The UA jumped 139 places in the publication's sixth annual Best Colleges for your Money ranking, released Monday. The UA finished 170th out of 744 U.S. colleges and universities, compared with 309th in 2018 and 325th in 2017.
The UA also finished in the top 100 among public universities, placing at No. 89.
"This monumental leap in these rankings reflects our efforts to ensure that earning a degree at the University of Arizona is both a sound educational and financial decision," said UA President Robert C. Robbins. "We take immense pride in the value of our degrees, both from an experiential standpoint and from what that experience allows our students to achieve as a return on their investment."

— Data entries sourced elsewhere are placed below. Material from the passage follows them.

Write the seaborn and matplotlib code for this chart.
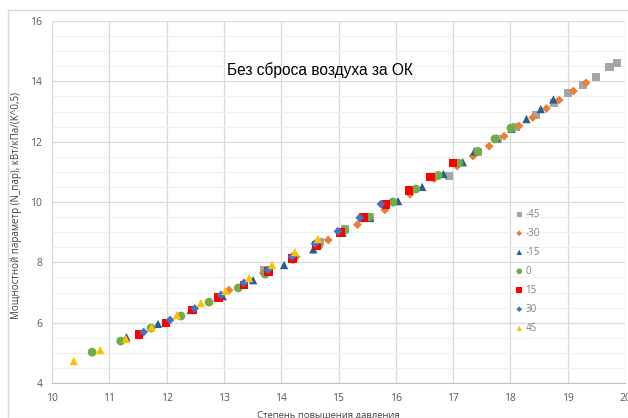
import matplotlib
matplotlib.use("Agg")
import matplotlib.pyplot as plt
import seaborn as sns
from matplotlib.patches import Rectangle
from matplotlib.ticker import MultipleLocator

# Данные по сериям (угол, град)
labels = ["-45", "-30", "-15", "0", "15", "30", "45"]

x_m45 = [13.7, 14.68, 15.11, 15.55, 16.93, 17.43, 17.78, 18.1, 18.45, 18.76, 19.0, 19.26, 19.5, 19.73, 19.86]
y_m45 = [7.74, 8.67, 9.1, 9.5, 10.86, 11.67, 12.1, 12.5, 12.88, 13.27, 13.6, 13.88, 14.15, 14.47, 14.62]

x_m30 = [13.09, 13.69, 14.26, 14.82, 15.33, 15.81, 16.25, 16.67, 17.07, 17.35, 17.63, 17.89, 18.15,
         18.39, 18.63, 18.85, 19.1, 19.32]
y_m30 = [7.08, 7.64, 8.18, 8.74, 9.25, 9.74, 10.26, 10.77, 11.19, 11.52, 11.85, 12.18, 12.52,
         12.8, 13.1, 13.38, 13.68, 13.95]

x_m15 = [11.3, 11.85, 12.42, 12.98, 13.51, 14.05, 14.56, 15.07, 15.55, 16.04, 16.46, 16.83, 17.17,
         17.37, 17.76, 18.02, 18.28, 18.53, 18.75]
y_m15 = [5.52, 5.96, 6.42, 6.88, 7.41, 7.91, 8.43, 8.98, 9.47, 10.03, 10.5, 10.93, 11.32,
         11.68, 12.12, 12.43, 12.75, 13.08, 13.4]

x_0 = [10.7, 11.2, 11.73, 12.25, 12.74, 13.25, 13.72, 14.2, 14.65, 15.11, 15.53, 15.95, 16.35, 16.74,
       17.1, 17.43, 17.73, 18.01]
y_0 = [5.02, 5.39, 5.82, 6.22, 6.68, 7.15, 7.61, 8.1, 8.55, 9.07, 9.5, 10.0, 10.43, 10.88,
       11.29, 11.68, 12.09, 12.45]

x_15 = [11.52, 11.99, 12.45, 12.91, 13.35, 13.78, 14.2, 14.62, 15.03, 15.43, 15.83, 16.23, 16.61, 17.0]
y_15 = [5.6, 5.99, 6.42, 6.84, 7.25, 7.7, 8.12, 8.56, 9.0, 9.48, 9.92, 10.37, 10.83, 11.29]

x_30 = [11.6, 12.06, 12.49, 12.95, 13.35, 13.77, 14.19, 14.59, 14.99, 15.37, 15.74]
y_30 = [5.69, 6.09, 6.47, 6.92, 7.32, 7.75, 8.19, 8.62, 9.03, 9.48, 9.93]

x_45 = [10.38, 10.84, 11.29, 11.74, 12.18, 12.6, 13.03, 13.44, 13.84, 14.24, 14.64]
y_45 = [4.73, 5.09, 5.46, 5.85, 6.25, 6.65, 7.05, 7.48, 7.91, 8.34, 8.77]

xs = [x_m45, x_m30, x_m15, x_0, x_15, x_30, x_45]
ys = [y_m45, y_m30, y_m15, y_0, y_15, y_30, y_45]

colors = ["#A5A5A5", "#ED7D31", "#255E91", "#70AD47", "#FF0000", "#4472C4", "#FFC000"]
markers = ["s", "D", "^", "o", "s", "D", "^"]
sizes = [34, 20, 36, 40, 40, 20, 36]

sns.set_style("white")
plt.rcParams["font.family"] = ["Open Sans", "DejaVu Sans"]

fig = plt.figure(figsize=(6.28, 4.18), dpi=100)
ax = fig.add_axes([52 / 628, 1 - 383 / 418, 573 / 628, 362 / 418])

# рамка диаграммы как в Excel
fig.patches.append(Rectangle((8 / 628, 0), 1, 1 - 10 / 418, transform=fig.transFigure,
                             fill=False, edgecolor="#d9d9d9", linewidth=1))

for i in range(len(labels)):
    sns.scatterplot(x=xs[i], y=ys[i], marker=markers[i], s=sizes[i], color=colors[i],
                    edgecolor="none", linewidth=0, label=labels[i], ax=ax, zorder=3)

ax.set_xlim(10, 20)
ax.set_ylim(4, 16)
ax.xaxis.set_major_locator(MultipleLocator(1))
ax.yaxis.set_major_locator(MultipleLocator(2))
ax.yaxis.set_minor_locator(MultipleLocator(0.5))
ax.grid(which="major", color="#d9d9d9", linewidth=0.9)
ax.grid(which="minor", axis="y", color="#efefef", linewidth=0.8)
ax.set_axisbelow(True)
for side in ["top", "right", "left"]:
    ax.spines[side].set_visible(False)
ax.spines["bottom"].set_color("#bfbfbf")
ax.tick_params(axis="both", which="both", length=0, labelsize=7.5, colors="#595959", pad=7)

ax.set_xlabel("Степень повышения давления", fontsize=6.8, color="#404040")
ax.set_ylabel("Мощностной параметр (N_пар), кВт/кПа/(K^0,5)", fontsize=7, color="#404040")
ax.xaxis.set_label_coords(0.482, -0.075)
ax.yaxis.set_label_coords(-0.053, 0.49)

ax.text(0.468, 0.865, "Без сброса воздуха за ОК", transform=ax.transAxes, ha="center", va="center",
        fontsize=11.2, family=["Liberation Sans", "DejaVu Sans"], color="#000000")

leg = ax.legend(loc="upper left", bbox_to_anchor=(0.79, 0.505), frameon=False, fontsize=7,
                labelspacing=0.82, handletextpad=0.05, handlelength=1.2, markerscale=0.65)
for t in leg.get_texts():
    t.set_color("#808080")

fig.savefig("out.png", dpi=100)
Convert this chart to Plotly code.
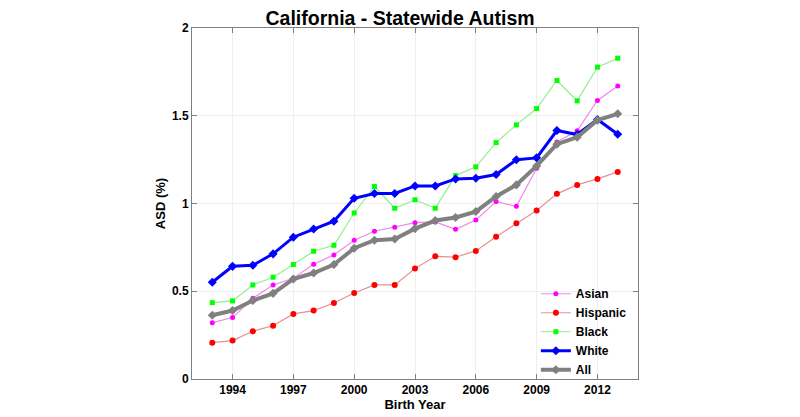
import plotly.graph_objects as go

years = list(range(1993, 2014))
asian = [0.321, 0.350, 0.460, 0.536, 0.574, 0.654, 0.707, 0.791, 0.842, 0.865, 0.891,
         0.895, 0.853, 0.906, 1.011, 0.984, 1.201, 1.351, 1.414, 1.587, 1.670]
hispanic = [0.207, 0.219, 0.272, 0.304, 0.371, 0.390, 0.433, 0.490, 0.536, 0.536, 0.629,
            0.699, 0.694, 0.730, 0.811, 0.887, 0.960, 1.055, 1.106, 1.140, 1.180]
black = [0.435, 0.445, 0.536, 0.580, 0.652, 0.728, 0.762, 0.946, 1.097, 0.973, 1.021,
         0.973, 1.159, 1.209, 1.347, 1.448, 1.541, 1.701, 1.585, 1.777, 1.828]
white = [0.551, 0.642, 0.648, 0.713, 0.808, 0.855, 0.899, 1.030, 1.057, 1.057, 1.100,
         1.100, 1.140, 1.144, 1.165, 1.249, 1.260, 1.416, 1.393, 1.479, 1.395]
all_ = [0.363, 0.390, 0.447, 0.488, 0.570, 0.604, 0.652, 0.745, 0.791, 0.798, 0.857,
        0.903, 0.920, 0.954, 1.040, 1.106, 1.214, 1.338, 1.378, 1.475, 1.511]

x_ticks = [1994, 1997, 2000, 2003, 2006, 2009, 2012]
y_ticks = [0, 0.5, 1, 1.5, 2]
y_labels = ["0", "0.5", "1", "1.5", "2"]

FONT = "Liberation Sans, Arial, Helvetica, sans-serif"

series = [
    ("Asian", asian, "#ee88ee", 1.2, "#ff00ff", "circle", 5),
    ("Hispanic", hispanic, "#e89090", 1.2, "#ff0000", "circle", 6),
    ("Black", black, "#90ee90", 1.2, "#00ff00", "square", 5),
    ("White", white, "#0000ff", 3, "#0000ff", "diamond", 7),
    ("All", all_, "#808080", 4, "#808080", "diamond", 7),
]

fig = go.Figure()
for name, vals, lc, lw, mc, sym, ms in series:
    fig.add_trace(go.Scatter(
        x=years, y=vals, name=name, mode="lines+markers",
        line=dict(color=lc, width=lw),
        marker=dict(color=mc, symbol=sym, size=ms, line=dict(width=0)),
    ))

axis_common = dict(
    showline=True, linecolor="#808080", linewidth=1, mirror="allticks",
    ticks="inside", ticklen=5, tickcolor="#808080",
    showgrid=True, gridcolor="#efefef", gridwidth=1, zeroline=False,
    automargin=False,
    tickfont=dict(family=FONT, size=12, color="black", weight="bold"),
)

# page body has an 8px default margin, so the figure is sized/offset to compensate
fig.update_layout(
    width=792, height=409,
    paper_bgcolor="white", plot_bgcolor="white",
    margin=dict(l=184, r=162, t=20, b=38),
    title=dict(text="California - Statewide Autism", x=0.495, xanchor="center",
               y=0.976, yanchor="middle",
               font=dict(family=FONT, size=19.5, color="black", weight="bold")),
    xaxis=dict(range=[1992, 2014], tickvals=x_ticks,
               title=dict(text="Birth Year", standoff=3,
                          font=dict(family=FONT, size=13, color="black", weight="bold")),
               **axis_common),
    yaxis=dict(range=[0, 2], tickvals=y_ticks, ticktext=y_labels,
               title=dict(text="ASD (%)", standoff=3,
                          font=dict(family=FONT, size=13, color="black", weight="bold")),
               **axis_common),
    legend=dict(x=0.771, y=-0.015, xanchor="left", yanchor="bottom",
                bgcolor="rgba(255,255,255,0)", borderwidth=0,
                font=dict(family=FONT, size=12, color="black", weight="bold"),
                tracegroupgap=0, itemwidth=30),
    showlegend=True,
)

fig.write_html("out.html")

The UA's improvement in the rankings can be attributed to an increase in the university's graduation rate, alongside a decrease in the net price of a degree. Money calculates net price as an estimated amount a typical freshman starting in 2019 will pay to earn a degree, while taking into account the college's overall price, how much the school awards in grants and scholarships, and the average time it takes students to graduate from the school as reported to the U.S. Department of Education.
Money Magazine's annual analysis considers more than 19,000 data points, including graduation rates, tuition fees, family borrowing and alumni salaries in its effort to identify the colleges that best combine quality and affordability.
Money looks at each institution's quality of education, affordability and post-graduation outcomes and breaks those into 26 separate factors. Data collection and analysis for the rankings were led by American Institutes for Research. Data sources include the U.S. Department of Education, Peterson's, PayScale.com and calculations from Money and College Measures.
The UA also made significant gains in Forbes' fourth annual Best Value Colleges list, released in May, rising 46 spots to No. 62 overall.